◆ **Task directions**:
All of the lines below are to be transcribed faithfully, with pictures excluded from the copy.

◆ **Provided material**:
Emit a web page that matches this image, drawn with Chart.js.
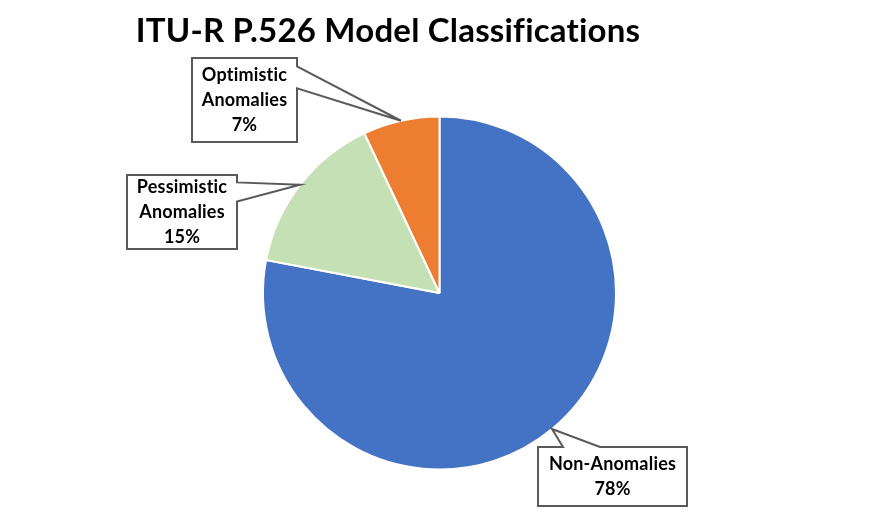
<!DOCTYPE html>
<html lang="en">
<head>
<meta charset="UTF-8">
<title>ITU-R P.526 Model Classifications</title>
<script src="https://cdn.jsdelivr.net/npm/chart.js"></script>
<style>
    body { margin: 0; background: #ffffff; }
    canvas { display: block; }
</style>
</head>
<body>
<canvas id="pieChart" width="883" height="525"></canvas>
<script>
const categories = ['Non-Anomalies', 'Pessimistic Anomalies', 'Optimistic Anomalies'];
const shares = [78, 15, 7];
const sliceColors = ['#4472C4', '#C5E0B4', '#ED7D31'];

// callout boxes (x, y, w, h) and which side the pointer leaves from
const callouts = [
    { box: [538, 447, 149, 59], side: 'top', lines: ['Non-Anomalies'] },
    { box: [127, 175, 110, 74], side: 'right', lines: ['Pessimistic', 'Anomalies'] },
    { box: [192, 58, 105, 84], side: 'right', lines: ['Optimistic', 'Anomalies'] }
];

const FONT = 'Lato, "Open Sans", sans-serif';

const calloutPlugin = {
    id: 'callouts',
    afterDraw(chart) {
        const ctx = chart.ctx;
        const arcs = chart.getDatasetMeta(0).data;
        ctx.save();
        // no "ti" ligatures, Calibri-like look
        ctx.letterSpacing = '0.2px';

        // title
        ctx.fillStyle = '#000';
        ctx.font = 'bold 33px ' + FONT;
        ctx.textAlign = 'center';
        ctx.textBaseline = 'alphabetic';
        ctx.fillText('ITU-R P.526 Model Classifications', 388, 42);

        arcs.forEach((arc, i) => {
            const c = callouts[i];
            const mid = (arc.startAngle + arc.endAngle) / 2;
            const tx = arc.x + Math.cos(mid) * arc.outerRadius;
            const ty = arc.y + Math.sin(mid) * arc.outerRadius;
            const [x, y, w, h] = c.box;

            ctx.beginPath();
            ctx.moveTo(x, y);
            if (c.side === 'top') {
                ctx.lineTo(x + 25, y);
                ctx.lineTo(tx, ty);
                ctx.lineTo(x + 62, y);
                ctx.lineTo(x + w, y);
                ctx.lineTo(x + w, y + h);
            } else {
                ctx.lineTo(x + w, y);
                ctx.lineTo(x + w, y + h * 0.1);
                ctx.lineTo(tx, ty);
                ctx.lineTo(x + w, y + h * 0.36);
                ctx.lineTo(x + w, y + h);
            }
            ctx.lineTo(x, y + h);
            ctx.closePath();
            ctx.fillStyle = '#ffffff';
            ctx.fill();
            ctx.strokeStyle = '#595959';
            ctx.lineWidth = 2;
            ctx.stroke();

            const lines = c.lines.concat([shares[i] + '%']);
            const lh = 25;
            const cx = x + w / 2;
            const firstBase = y + h / 2 - (lines.length - 1) * lh / 2 + 6;
            ctx.fillStyle = '#000';
            ctx.font = 'bold 18px ' + FONT;
            ctx.textAlign = 'center';
            lines.forEach((t, k) => ctx.fillText(t, cx, firstBase + k * lh));
        });
        ctx.restore();
    }
};

new Chart(document.getElementById('pieChart'), {
    type: 'pie',
    data: {
        labels: categories,
        datasets: [{
            data: shares,
            backgroundColor: sliceColors,
            borderColor: '#ffffff',
            borderWidth: 2
        }]
    },
    options: {
        responsive: false,
        animation: false,
        layout: { padding: { left: 262, right: 266, top: 115, bottom: 54 } },
        plugins: {
            legend: { display: false },
            title: { display: false },
            tooltip: { enabled: false }
        }
    },
    plugins: [calloutPlugin]
});
</script>
</body>
</html>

◆ **The answer**:
Emit a web page that matches this image, drawn with Chart.js.
<!DOCTYPE html>
<html lang="en">
<head>
<meta charset="UTF-8">
<title>ITU-R P.526 Model Classifications</title>
<script src="https://cdn.jsdelivr.net/npm/chart.js"></script>
<style>
    body { margin: 0; background: #ffffff; }
    canvas { display: block; }
</style>
</head>
<body>
<canvas id="pieChart" width="883" height="525"></canvas>
<script>
const categories = ['Non-Anomalies', 'Pessimistic Anomalies', 'Optimistic Anomalies'];
const shares = [78, 15, 7];
const sliceColors = ['#4472C4', '#C5E0B4', '#ED7D31'];

// callout boxes (x, y, w, h) and which side the pointer leaves from
const callouts = [
    { box: [538, 447, 149, 59], side: 'top', lines: ['Non-Anomalies'] },
    { box: [127, 175, 110, 74], side: 'right', lines: ['Pessimistic', 'Anomalies'] },
    { box: [192, 58, 105, 84], side: 'right', lines: ['Optimistic', 'Anomalies'] }
];

const FONT = 'Lato, "Open Sans", sans-serif';

const calloutPlugin = {
    id: 'callouts',
    afterDraw(chart) {
        const ctx = chart.ctx;
        const arcs = chart.getDatasetMeta(0).data;
        ctx.save();
        // no "ti" ligatures, Calibri-like look
        ctx.letterSpacing = '0.2px';

        // title
        ctx.fillStyle = '#000';
        ctx.font = 'bold 33px ' + FONT;
        ctx.textAlign = 'center';
        ctx.textBaseline = 'alphabetic';
        ctx.fillText('ITU-R P.526 Model Classifications', 388, 42);

        arcs.forEach((arc, i) => {
            const c = callouts[i];
            const mid = (arc.startAngle + arc.endAngle) / 2;
            const tx = arc.x + Math.cos(mid) * arc.outerRadius;
            const ty = arc.y + Math.sin(mid) * arc.outerRadius;
            const [x, y, w, h] = c.box;

            ctx.beginPath();
            ctx.moveTo(x, y);
            if (c.side === 'top') {
                ctx.lineTo(x + 25, y);
                ctx.lineTo(tx, ty);
                ctx.lineTo(x + 62, y);
                ctx.lineTo(x + w, y);
                ctx.lineTo(x + w, y + h);
            } else {
                ctx.lineTo(x + w, y);
                ctx.lineTo(x + w, y + h * 0.1);
                ctx.lineTo(tx, ty);
                ctx.lineTo(x + w, y + h * 0.36);
                ctx.lineTo(x + w, y + h);
            }
            ctx.lineTo(x, y + h);
            ctx.closePath();
            ctx.fillStyle = '#ffffff';
            ctx.fill();
            ctx.strokeStyle = '#595959';
            ctx.lineWidth = 2;
            ctx.stroke();

            const lines = c.lines.concat([shares[i] + '%']);
            const lh = 25;
            const cx = x + w / 2;
            const firstBase = y + h / 2 - (lines.length - 1) * lh / 2 + 6;
            ctx.fillStyle = '#000';
            ctx.font = 'bold 18px ' + FONT;
            ctx.textAlign = 'center';
            lines.forEach((t, k) => ctx.fillText(t, cx, firstBase + k * lh));
        });
        ctx.restore();
    }
};

new Chart(document.getElementById('pieChart'), {
    type: 'pie',
    data: {
        labels: categories,
        datasets: [{
            data: shares,
            backgroundColor: sliceColors,
            borderColor: '#ffffff',
            borderWidth: 2
        }]
    },
    options: {
        responsive: false,
        animation: false,
        layout: { padding: { left: 262, right: 266, top: 115, bottom: 54 } },
        plugins: {
            legend: { display: false },
            title: { display: false },
            tooltip: { enabled: false }
        }
    },
    plugins: [calloutPlugin]
});
</script>
</body>
</html>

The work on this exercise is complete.